— То есть?
— Ну, он мог любить только так.
— Это неправда. Я годами наблюдал затем, как Балестриери меняет женщин. Только с тобой случилось то, что случилось.
Долгая пауза, потом вдруг в порыве искренней готовности:
— Ты задай мне точный вопрос, и тогда я отвечу.
— Что ты называешь точным вопросом?
— Ну о чем-нибудь физическом, материальном. Ты все время меня спрашиваешь о чувствах, о том, что люди думают, чего они не думают. И я не знаю, что отвечать.
— О материальном? Ну хорошо, скажи: ты думаешь, Балестриери знал, что ваши отношения подрывают его здоровье?
— Знал.
— И что он говорил?
— Он говорил: «Не в этот раз, так в другой, но это меня доконает». Я предупреждала его, чтобы он был поосторожнее, но он говорил, что ему все равно.
— Все равно?
— Да. — Потом, с напряженным взглядом человека, который силится что-то вспомнить, она продолжила: — Да, сейчас, когда мы об этом заговорили, я вспомнила, что однажды, когда мы занимались любовью, он сказал: «Продолжай, продолжай, я хочу, чтобы ты продолжала и не думала обо мне, даже если я попрошу тебя прекратить, даже если вдруг почувствую себя плохо, даже если ты доведешь меня до смерти».
— Ну а ты что?
— Тогда я не придала этим словам значения. Он ведь столько всего говорил. Ноты заставил меня об этом задуматься.
— То есть ты хочешь сказать, что он любил тебя, потому что ты могла довести его до смерти, потому что ты была для него орудием самоубийства?

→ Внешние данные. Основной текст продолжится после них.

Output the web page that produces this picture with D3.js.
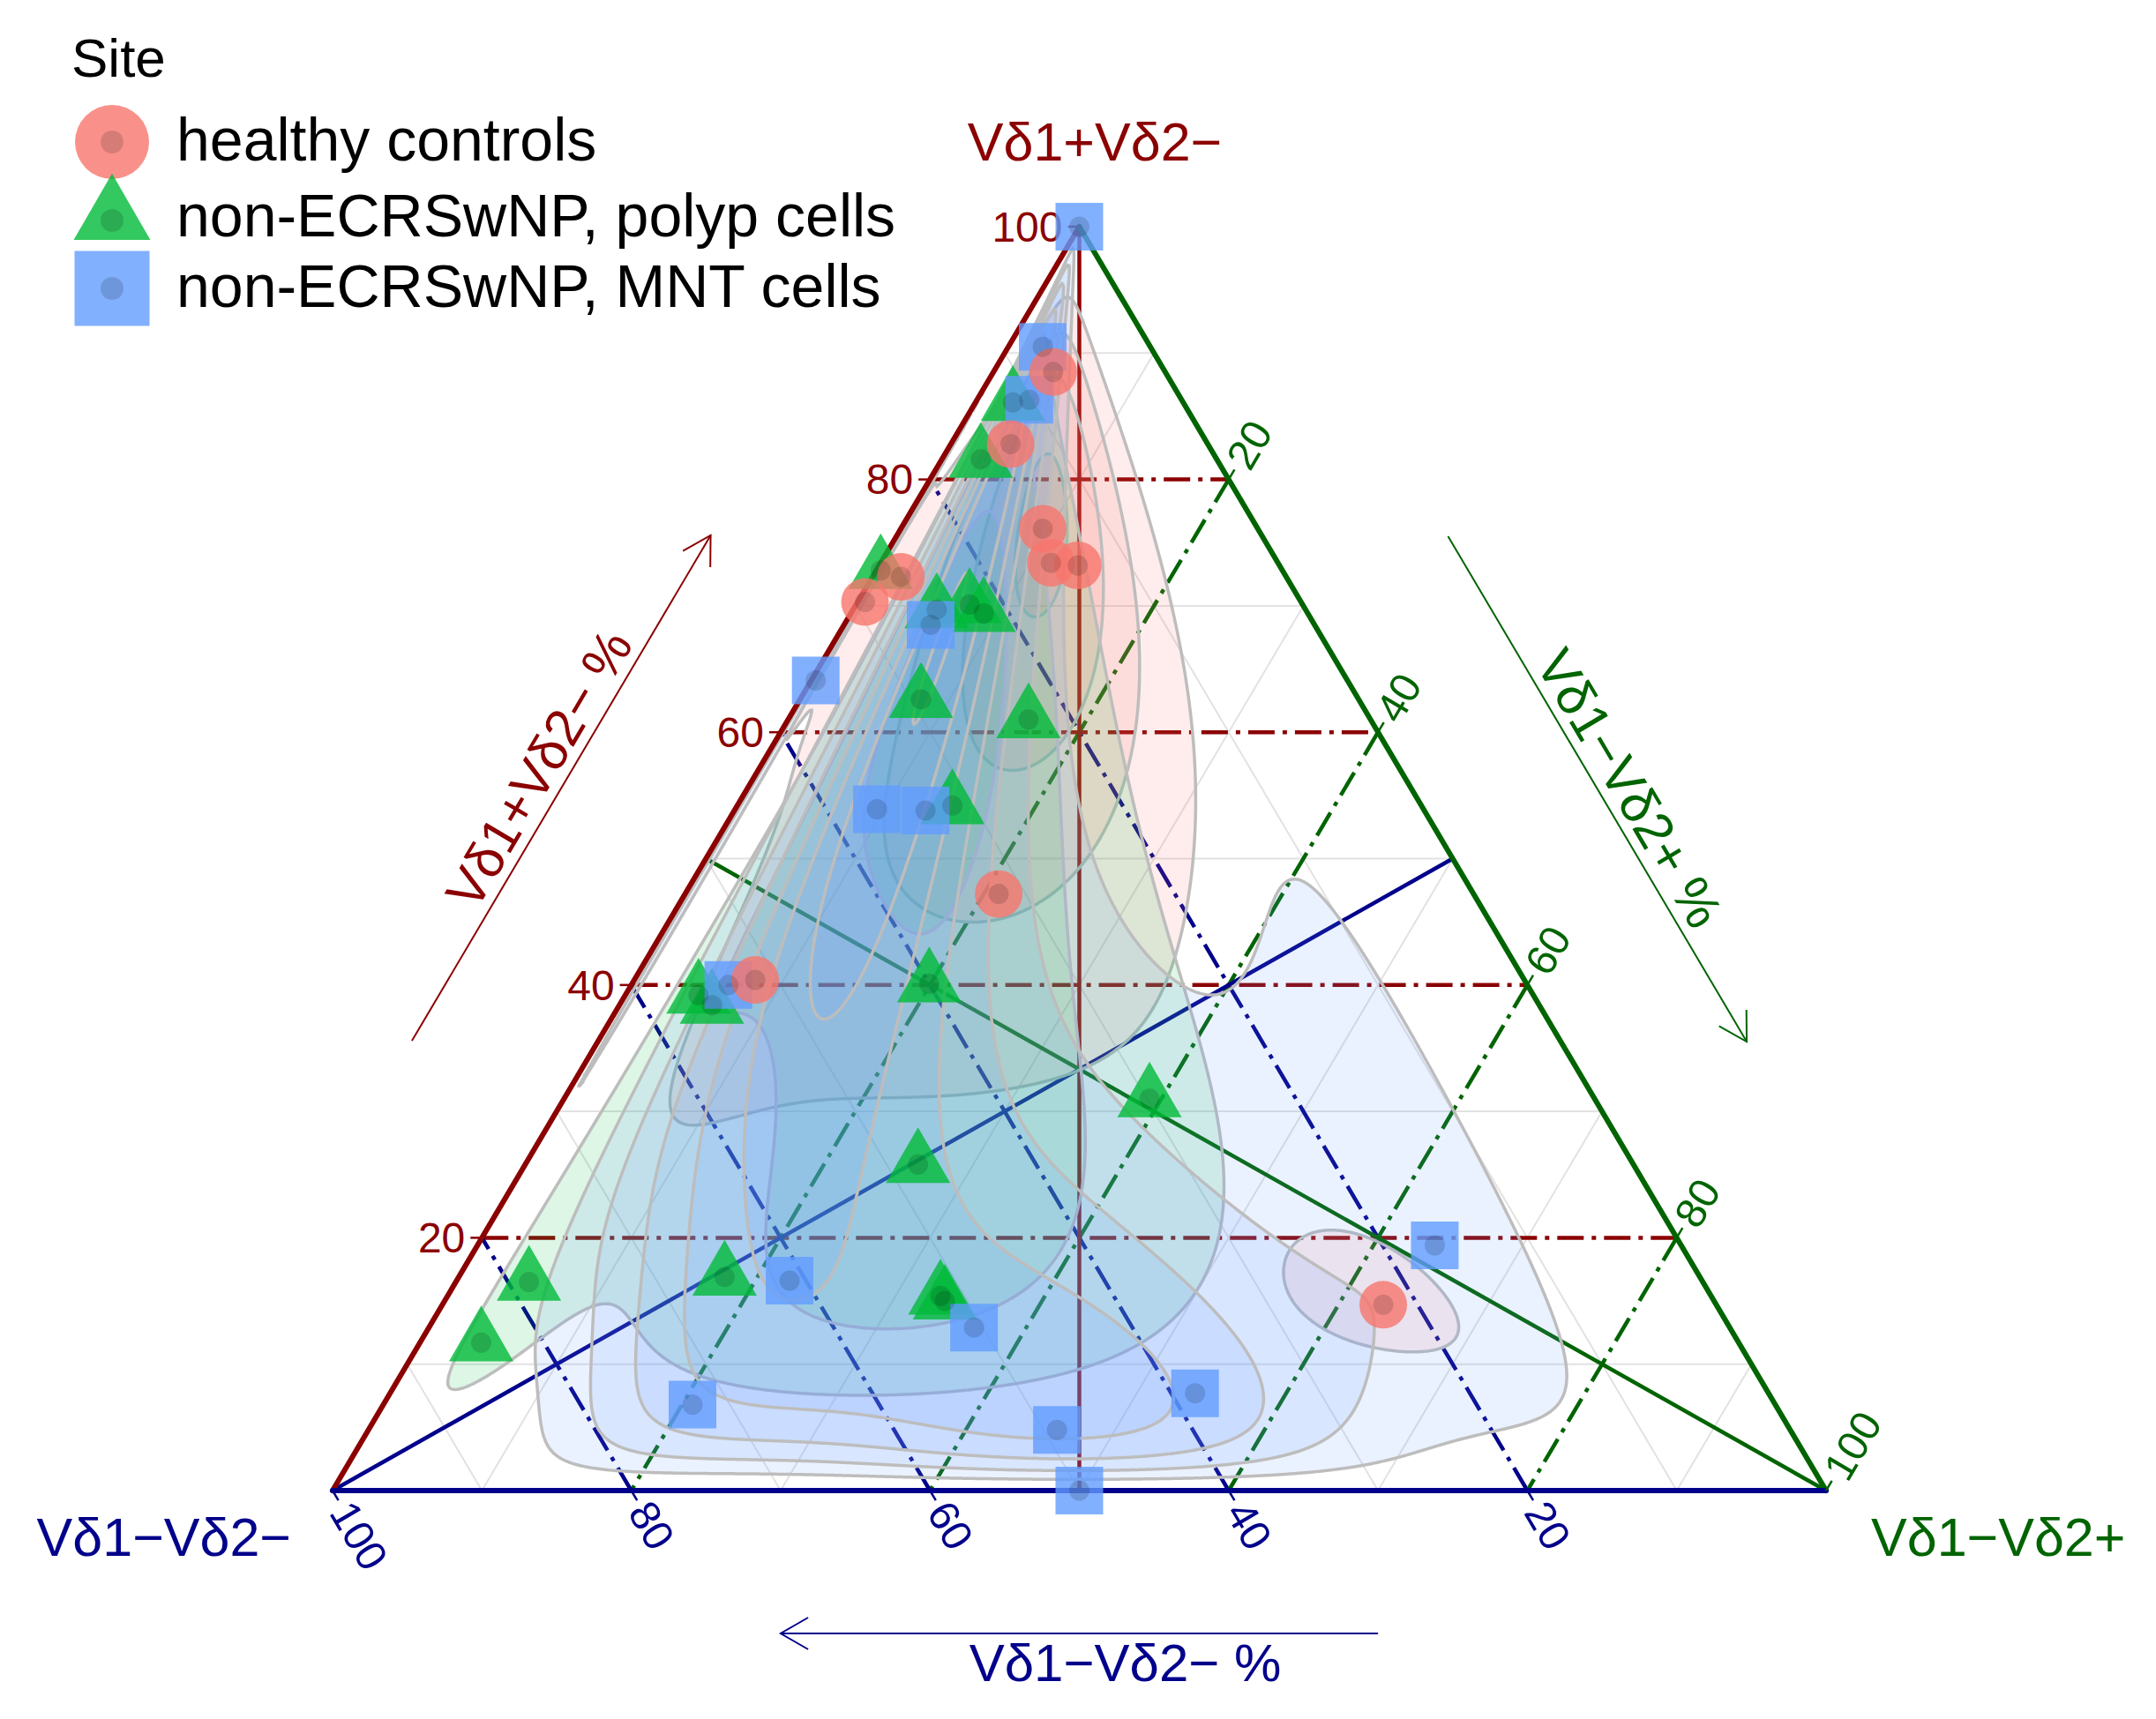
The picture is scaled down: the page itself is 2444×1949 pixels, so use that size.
<!DOCTYPE html>
<html>
<head>
<meta charset="utf-8">
<script src="https://cdn.jsdelivr.net/npm/d3@7"></script>
<style>
  body { margin: 0; background: #fff; }
  svg { display: block; font-family: "Liberation Sans", Arial, sans-serif; }
</style>
</head>
<body>
<svg id="chart"></svg>
<script>
// compositions in %, each point [Vδ1−Vδ2− (left), Vδ1+Vδ2− (top), Vδ1−Vδ2+ (right)]
const siteNames = ["healthy controls", "non-ECRSwNP, polyp cells", "non-ECRSwNP, MNT cells"];
const healthy = [
  [7.5, 88.5, 4.0], [13.2, 82.8, 4.0], [14.4, 76.1, 9.5], [15.2, 73.4, 11.4],
  [13.5, 73.2, 13.3], [25.8, 72.3, 1.9], [29.2, 70.3, 0.5], [31.8, 47.2, 21.0],
  [51.5, 40.4, 8.1], [22.3, 14.7, 63.0]
];
const polyp = [
  [11.4, 86.1, 2.5], [15.8, 81.6, 2.6], [26.9, 72.8, 0.3], [24.7, 69.7, 5.6],
  [22.3, 70.1, 7.6], [21.7, 69.4, 8.9], [29.3, 62.6, 8.1], [22.9, 61.0, 16.1],
  [31.4, 54.2, 14.4], [55.9, 39.2, 4.9], [55.4, 38.4, 6.2], [40.0, 40.1, 19.9],
  [29.8, 31.0, 39.2], [47.9, 25.8, 26.3], [65.3, 16.9, 17.8], [51.6, 15.4, 33.0],
  [51.5, 15.0, 33.5], [78.6, 16.5, 4.9], [84.2, 11.7, 4.1]
];
const mnt = [
  [0, 100, 0], [7.2, 90.5, 2.3], [10.2, 86.3, 3.5], [25.7, 68.5, 5.8],
  [35.6, 64.1, 0.3], [36.6, 53.9, 9.5], [33.4, 53.8, 12.8], [53.5, 40.0, 6.5],
  [61.1, 16.6, 22.3], [50.6, 12.9, 36.5], [72.5, 6.8, 20.7], [49.1, 4.8, 46.1],
  [50, 0, 50], [38.4, 7.7, 53.9], [16.5, 19.4, 64.1]
];
const tickValues = [20, 40, 60, 80, 100];
const majorBreaks = [20, 40, 60, 80];
const minorBreaks = [10, 30, 50, 70, 90];
const axisTitles = { top: "Vδ1+Vδ2−", left: "Vδ1−Vδ2−", right: "Vδ1−Vδ2+" };

const W = 2444, H = 1949;
const siteColors = ["#F8766D", "#00BA38", "#619CFF"];
const cT = "#8b0000", cR = "#006400", cL = "#00008b";

const svg = d3.select("#chart").attr("width", W).attr("height", H).attr("viewBox", [0, 0, W, H]);
svg.append("rect").attr("width", W).attr("height", H).attr("fill", "#fff");

const x = d3.scaleLinear().domain([0, 100]).range([377, 2070]);
const y = d3.scaleLinear().domain([0, 100]).range([1690, 257]);
const pos = ([l, t, r]) => {
  const s = l + t + r;
  return [x(100 * (r + t / 2) / s), y(100 * t / s)];
};
const line = d3.line();
const A = pos([100, 0, 0]), B = pos([0, 100, 0]), C = pos([0, 0, 100]);
const angL = Math.atan2(B[1] - A[1], B[0] - A[0]);   // left edge, pointing up-right
const angR = Math.atan2(C[1] - B[1], C[0] - B[0]);   // right edge, pointing down-right
const deg = a => a * 180 / Math.PI;

// minor grid
const grid = svg.append("g").attr("fill", "none").attr("stroke", "#e2e2e2").attr("stroke-width", 2);
minorBreaks.forEach(v => {
  [[[100 - v, v, 0], [0, v, 100 - v]],
   [[0, 100 - v, v], [100 - v, 0, v]],
   [[v, 0, 100 - v], [v, 100 - v, 0]]].forEach(seg => grid.append("path").attr("d", line(seg.map(pos))));
});

// major grid, dot-dash
const major = svg.append("g").attr("fill", "none").attr("stroke-width", 4.5).attr("stroke-dasharray", "30 9 5 9");
majorBreaks.forEach(v => {
  major.append("path").attr("stroke", cT).attr("d", line([[100 - v, v, 0], [0, v, 100 - v]].map(pos)));
  major.append("path").attr("stroke", cR).attr("d", line([[0, 100 - v, v], [100 - v, 0, v]].map(pos)));
  major.append("path").attr("stroke", cL).attr("d", line([[v, 0, 100 - v], [v, 100 - v, 0]].map(pos)));
});

// centre lines
const med = svg.append("g").attr("fill", "none").attr("stroke-width", 4.5);
med.append("path").attr("stroke", cT).attr("d", line([[0, 100, 0], [50, 0, 50]].map(pos)));
med.append("path").attr("stroke", cL).attr("d", line([[100, 0, 0], [0, 50, 50]].map(pos)));
med.append("path").attr("stroke", cR).attr("d", line([[0, 0, 100], [50, 50, 0]].map(pos)));

// density contours, computed in ilr space like stat_density_tern
function ilr(l, t, r) {
  return [Math.SQRT1_2 * Math.log(l / r), Math.sqrt(2 / 3) * Math.log(t / Math.sqrt(l * r))];
}
function bandwidth(v) {
  const s = v.slice().sort(d3.ascending);
  const iqr = d3.quantileSorted(s, 0.75) - d3.quantileSorted(s, 0.25);
  return 4 * 1.06 * Math.min(d3.deviation(s), iqr / 1.34) * Math.pow(s.length, -0.2);
}
const cell = 2, gx0 = A[0], gy0 = B[1];
const nx = Math.ceil((C[0] - A[0]) / cell), ny = Math.ceil((A[1] - B[1]) / cell);
const Z1 = new Float64Array(nx * ny), Z2 = new Float64Array(nx * ny), inside = new Uint8Array(nx * ny);
for (let j = 0; j < ny; j++) {
  for (let i = 0; i < nx; i++) {
    const t = y.invert(gy0 + (j + 0.5) * cell);
    const r = x.invert(gx0 + (i + 0.5) * cell) - t / 2;
    const l = 100 - t - r;
    const k = j * nx + i;
    if (t > 0 && r > 0 && l > 0) {
      const z = ilr(l, t, r);
      inside[k] = 1; Z1[k] = z[0]; Z2[k] = z[1];
    }
  }
}
const geo = d3.geoPath(d3.geoIdentity().scale(cell).translate([gx0, gy0]));
const dens = svg.append("g");
[healthy, polyp, mnt].forEach((group, gi) => {
  const pts = group.filter(p => p.every(c => c > 0)).map(p => ilr(...p));
  const h1 = bandwidth(pts.map(d => d[0])) / 4, h2 = bandwidth(pts.map(d => d[1])) / 4;
  const vals = new Float64Array(nx * ny);
  for (const [a, b] of pts) {
    for (let k = 0; k < vals.length; k++) {
      if (!inside[k]) continue;
      const u = (Z1[k] - a) / h1, w = (Z2[k] - b) / h2;
      const e = u * u + w * w;
      if (e < 60) vals[k] += Math.exp(-0.5 * e);
    }
  }
  const norm = 1 / (pts.length * 2 * Math.PI * h1 * h2);
  const arr = Array.from(vals, v => v * norm);
  const levels = d3.ticks(0, d3.max(arr), 5).filter(v => v > 0);
  const contours = d3.contours().size([nx, ny]).thresholds(levels)(arr);
  dens.append("g").selectAll("path").data(contours).join("path")
      .attr("d", geo)
      .attr("fill", siteColors[gi]).attr("fill-opacity", 0.13)
      .attr("stroke", "#bdbdbd").attr("stroke-width", 3.5);
});

// triangle edges
const edges = svg.append("g").attr("fill", "none").attr("stroke-width", 6).attr("stroke-linecap", "round");
edges.append("path").attr("stroke", cT).attr("d", line([A, B]));
edges.append("path").attr("stroke", cR).attr("d", line([B, C]));
edges.append("path").attr("stroke", cL).attr("d", line([A, C]));

// ticks and labels
const ticks = svg.append("g").attr("font-size", 48);
const tickLen = 13, gap = 19;
tickValues.forEach(v => {
  // top component, left edge
  let p = pos([100 - v, v, 0]);
  ticks.append("path").attr("stroke", cT).attr("stroke-width", 2.5).attr("d", line([p, [p[0] - tickLen, p[1]]]));
  ticks.append("text").attr("x", p[0] - gap).attr("y", p[1]).attr("dy", "0.35em")
      .attr("text-anchor", "end").attr("fill", cT).text(v);
  // right component, right edge
  p = pos([0, 100 - v, v]);
  let d = [Math.cos(angL), Math.sin(angL)];
  ticks.append("path").attr("stroke", cR).attr("stroke-width", 2.5)
      .attr("d", line([p, [p[0] + d[0] * tickLen, p[1] + d[1] * tickLen]]));
  ticks.append("text").attr("transform", `translate(${p[0] + d[0] * gap},${p[1] + d[1] * gap}) rotate(${deg(angL)})`)
      .attr("dy", "0.35em").attr("fill", cR).text(v);
  // left component, bottom edge
  p = pos([v, 0, 100 - v]);
  d = [Math.cos(angR), Math.sin(angR)];
  ticks.append("path").attr("stroke", cL).attr("stroke-width", 2.5)
      .attr("d", line([p, [p[0] + d[0] * tickLen, p[1] + d[1] * tickLen]]));
  ticks.append("text").attr("transform", `translate(${p[0] + d[0] * gap},${p[1] + d[1] * gap}) rotate(${deg(angR)})`)
      .attr("dy", "0.35em").attr("fill", cL).text(v);
});

// vertex titles
const titles = svg.append("g").attr("font-size", 61);
titles.append("text").attr("x", 1241).attr("y", 182).attr("text-anchor", "middle").attr("fill", cT).text(axisTitles.top);
titles.append("text").attr("x", 330).attr("y", 1764).attr("text-anchor", "end").attr("fill", cL).text(axisTitles.left);
titles.append("text").attr("x", 2121).attr("y", 1764).attr("fill", cR).text(axisTitles.right);

// axis arrows with titles
function arrow(p0, p1, col, label, rot, textPos) {
  const g = svg.append("g").attr("stroke", col).attr("fill", "none").attr("stroke-width", 2);
  const a = Math.atan2(p1[1] - p0[1], p1[0] - p0[0]), hl = 36, ha = Math.PI / 6;
  g.append("path").attr("d", line([p0, p1]));
  g.append("path").attr("d", line([
    [p1[0] - hl * Math.cos(a - ha), p1[1] - hl * Math.sin(a - ha)], p1,
    [p1[0] - hl * Math.cos(a + ha), p1[1] - hl * Math.sin(a + ha)]]));
  svg.append("text").attr("transform", `translate(${textPos[0]},${textPos[1]}) rotate(${rot})`)
      .attr("text-anchor", "middle").attr("font-size", 60).attr("fill", col).text(label);
}
const along = (P, Q, f) => [P[0] + (Q[0] - P[0]) * f, P[1] + (Q[1] - P[1]) * f];
const shift = (p, dx, dy) => [p[0] + dx, p[1] + dy];
{
  const p0 = shift(along(A, B, 0.3), -164, -80), p1 = shift(along(A, B, 0.7), -164, -80);
  const m = along(p0, p1, 0.5), up = [Math.sin(angL), -Math.cos(angL)];
  arrow(p0, p1, cT, "Vδ1+Vδ2− %", deg(angL),
        [m[0] + 6 * Math.cos(angL) + 12 * up[0], m[1] + 6 * Math.sin(angL) + 12 * up[1]]);
}
{
  const p0 = shift(along(B, C, 0.3), 164, -79), p1 = shift(along(B, C, 0.7), 164, -79);
  const m = along(p0, p1, 0.5), up = [Math.sin(angR), -Math.cos(angR)];
  arrow(p0, p1, cR, "Vδ1−Vδ2+ %", deg(angR),
        [m[0] + 18 * Math.cos(angR) + 11 * up[0], m[1] + 18 * Math.sin(angR) + 11 * up[1]]);
}
{
  const p0 = shift(along(A, C, 0.7), 0, 162), p1 = shift(along(A, C, 0.3), 0, 162);
  const m = along(p0, p1, 0.5);
  arrow(p0, p1, cL, "Vδ1−Vδ2− %", 0, [m[0] + 52, m[1] + 54]);
}

// points: polyp, MNT, then healthy on top
const shapes = [d3.symbolCircle, d3.symbolTriangle, d3.symbolSquare];
const sizes = [2290, 2307, 2916];
const pointGroups = [[polyp, 1], [mnt, 2], [healthy, 0]];
const pts = svg.append("g");
pointGroups.forEach(([group, gi]) => {
  pts.append("g").selectAll("path").data(group).join("path")
      .attr("transform", d => `translate(${pos(d)})`)
      .attr("d", d3.symbol(shapes[gi], sizes[gi]))
      .attr("fill", siteColors[gi]).attr("fill-opacity", 0.8);
});
pointGroups.forEach(([group, gi]) => {
  pts.append("g").selectAll("circle").data(group).join("circle")
      .attr("cx", d => pos(d)[0]).attr("cy", d => pos(d)[1]).attr("r", 11.5)
      .attr("fill", "#000").attr("fill-opacity", 0.14);
});

// legend
const legend = svg.append("g");
legend.append("text").attr("x", 81).attr("y", 87).attr("font-size", 62).attr("fill", "#000").text("Site");
const legendY = [161, 247, 327], legendSizes = [5540, 3277, 7225];
siteNames.forEach((name, i) => {
  legend.append("path").attr("transform", `translate(127,${legendY[i]})`)
      .attr("d", d3.symbol(shapes[i], legendSizes[i]))
      .attr("fill", siteColors[i]).attr("fill-opacity", 0.8);
  legend.append("circle").attr("cx", 127).attr("cy", legendY[i] + (i === 1 ? 3 : 0)).attr("r", 13)
      .attr("fill", "#000").attr("fill-opacity", 0.14);
  legend.append("text").attr("x", 200).attr("y", legendY[i] + 21).attr("font-size", 68).attr("fill", "#000").text(name);
});
</script>
</body>
</html>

— Не знаю. Никогда об этом не думала.
Вот так я постепенно приближался к истине, вернее, мне казалось, что приближался. И все-таки мне этого было мало. Мысль, что Чечилия была девушкой, каких тысячи, и что Балестриери видел в ней то, чего в ней не было, и от этого умер, эта достаточно самоочевидная мысль выглядела соблазнительно; кроме всего прочего, она объясняла и то, почему я в отличие от Балестриери не испытывал к Чечилии ничего, кроме простого физического влечения. Однако сам не знаю почему, это объяснение меня не удовлетворяло. Словно, объясняя все, оно не объясняло ничего и оставляло открытым вопрос о Чечилии, то есть вопрос о ее заурядности и о страсти, которую эта заурядность внушила.
Тем временем я начал замечать, что скучаю в обществе Чечилии, то есть что я снова оказался в ситуации отчуждения, как это было накануне нашего знакомства. Слово «скучаю» не означало, что мне стало с ней неинтересно, что она мне надоела. Нет, как я уже говорил, речь шла о скуке не в общепринятом смысле слова. Не Чечилия была скучной, а я скучал, понимая, что прекрасно мог бы не скучать, если бы каким-то чудом сумел сделать нашу связь, которая с каждым днем ослабевала и внутренне опустошалась, более реальной.
Эту перемену в своих отношениях с Чечилией я заметил прежде всего по тому, что стал иначе, чем раньше, относиться к физической любви, то есть к той единственной форме любви, которая была между нами возможной. Вначале эта любовь была для меня чем-то в высшей степени естественным: мне казалось, что в ней природа превосходит самое себя, делаясь человечной и даже более чем человечной; теперь, напротив, меня поражало в ней прежде всего отсутствие всякой естественности, сам акт казался мне каким-то противоестественным, абсурдным и нарочитым. Ходить, сидеть, лежать, подниматься, опускаться — все, что умело делать человеческое тело, — казалось мне оправданным, необходимым и потому естественным, но в совокуплении я видел теперь какое-то противоестественное насилие над человеческим телом, которое потому и приспосабливалось к нему с таким трудом и муками. Все, думал я, можно делать легко, грациозно, гармонично — только не совокупляться. Само устройство двух полов: затрудненный вход в женский орган, неспособность мужского достигать своей цели столь же самостоятельно, как достигает своей цели рука или нога, и нуждающегося для этого в поддержке всего тела, — казалось, доказывало абсурдность соития. От ощущения абсурдности физической любви до восприятия Чечилии как чего-то совершенно абсурдного был всего шаг. Именно так и вела себя обычно скука, разрушая поначалу мои отношения с окружающими предметами, а потом и сами предметы, делая их бессмысленными, недоступными пониманию. Однако новым было то, что в случае с Чечилией, тоже превратившейся в моих глазах в нечто совершенно абсурдное, скука — может быть, оттого, что мне не хотелось рвать нашу сексуальную связь, к которой я привык, — не просто делала меня холодным и безразличным, она переходила границу этих чувств, побуждая меня к жестокости.